Now we have decoupled the Playback start location from the edit selection. This is the Playback start marker and we can drag that anywhere to start playing back the track from any point where we drop that in. So if we start at the beginning, it will sound like this. (Music playing.) So Pro Tools is looping through this. However, we can edit different parts of this while keeping this Timeline Selection the same. If we drag the Playback start marker while this is playing, it will actually change where it starts and we can hear the transition from the end of this loop back to the beginning. Check this out.
(Music playing.) So I'm going to play this one more time and actually cut this section out and you'll hear how that affects what goes on in real time as we're playing this back. (Music playing.) So now I can hear what this sounds like when I've cut these two beats out of the drum track, even while this is looping playing a larger area.
Now personally I usually just keep the Link Selections button highlighted, but when recording or editing loops, it can be handy to unlink and use the Dynamic Transport in this particular way. Let's go to the next button. Here we have the Link track and Edit Selection button. When this is highlighted, you can select Track Material and the track name of each associated track is highlighted too. So with the selector, if I click-and- drag across all these tracks, you'll see over here that the track names get highlighted. Now this allows you to apply track level commands such as making all the tracks inactive all at once.
So if I go up to Track > Make Inactive all of the tracks that are highlighted get treated the same way. Finally let's move on to Insertion Follows Playback. This is an interesting button. Let me show you how it works. First I'm going to turnoff Dynamic Transport and I'm also going to link the Timeline and Edit Selection again.

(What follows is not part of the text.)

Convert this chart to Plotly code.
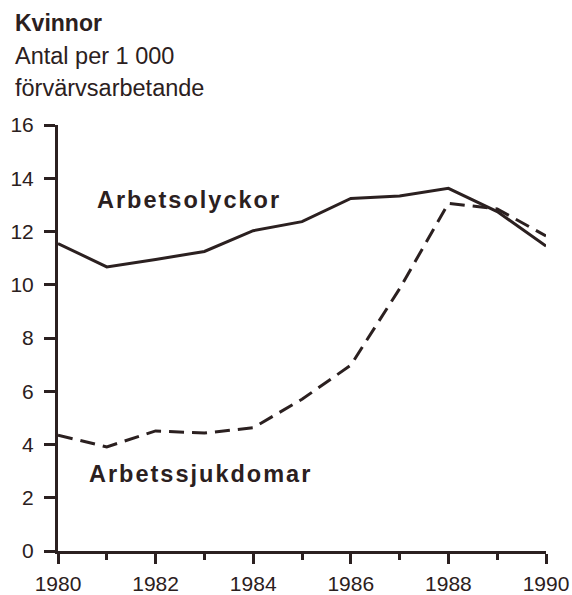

So now when I press Play, we're back to normal. (Music playing.) But the thing about this feature is actually what happens when you press Stop. When I just press Stop there, it brought the cursor right back to where it started. However, if I use Insertion Follows Playback and press Play, the cursor will actually stop and stay put right where I stopped it as opposed to returning to this original start point. Watch this. (Music playing.) So now the cursor is over here. This could be pretty handy, if you are recording voiceovers or editing in certain ways. I personally like to turn this off, but it can be useful in certain circumstances.
In addition to the regular key commands in Pro Tools, we also have the keyboard focus that enables you to use the Alpha keys on your keyboard to access a wide range of single key shortcuts and that button is right here the Keyboard Focus. There are several of them in the Edit window. One right here, one right here for the Regions List and one over here in the Groups list. But I want to talk about this one. This gives us a number of single key shortcuts for editing and playing. Here are some of my favorites. If you hit the minus key, we have a Track View Toggle that toggles between waveform and volume. And notice that this track is highlighted and it only does it for that highlighted track.
If I highlight across all these using the Link track and Edit Selection button then all of them will change. Here are few my other favorites. Zoom Toggle, press the E key that zooms in and if I want to just zoom in on one track, just hit the E key with the Command Focus and you get a really big version of the track. Press R to zoom out, press T to zoom in, and press B to separate region.
The special editing buttons here demonstrate some of the unique powers that Pro Tools has for editing audio. If you can master the features of these buttons, you'll really be an efficient Pro Tools user.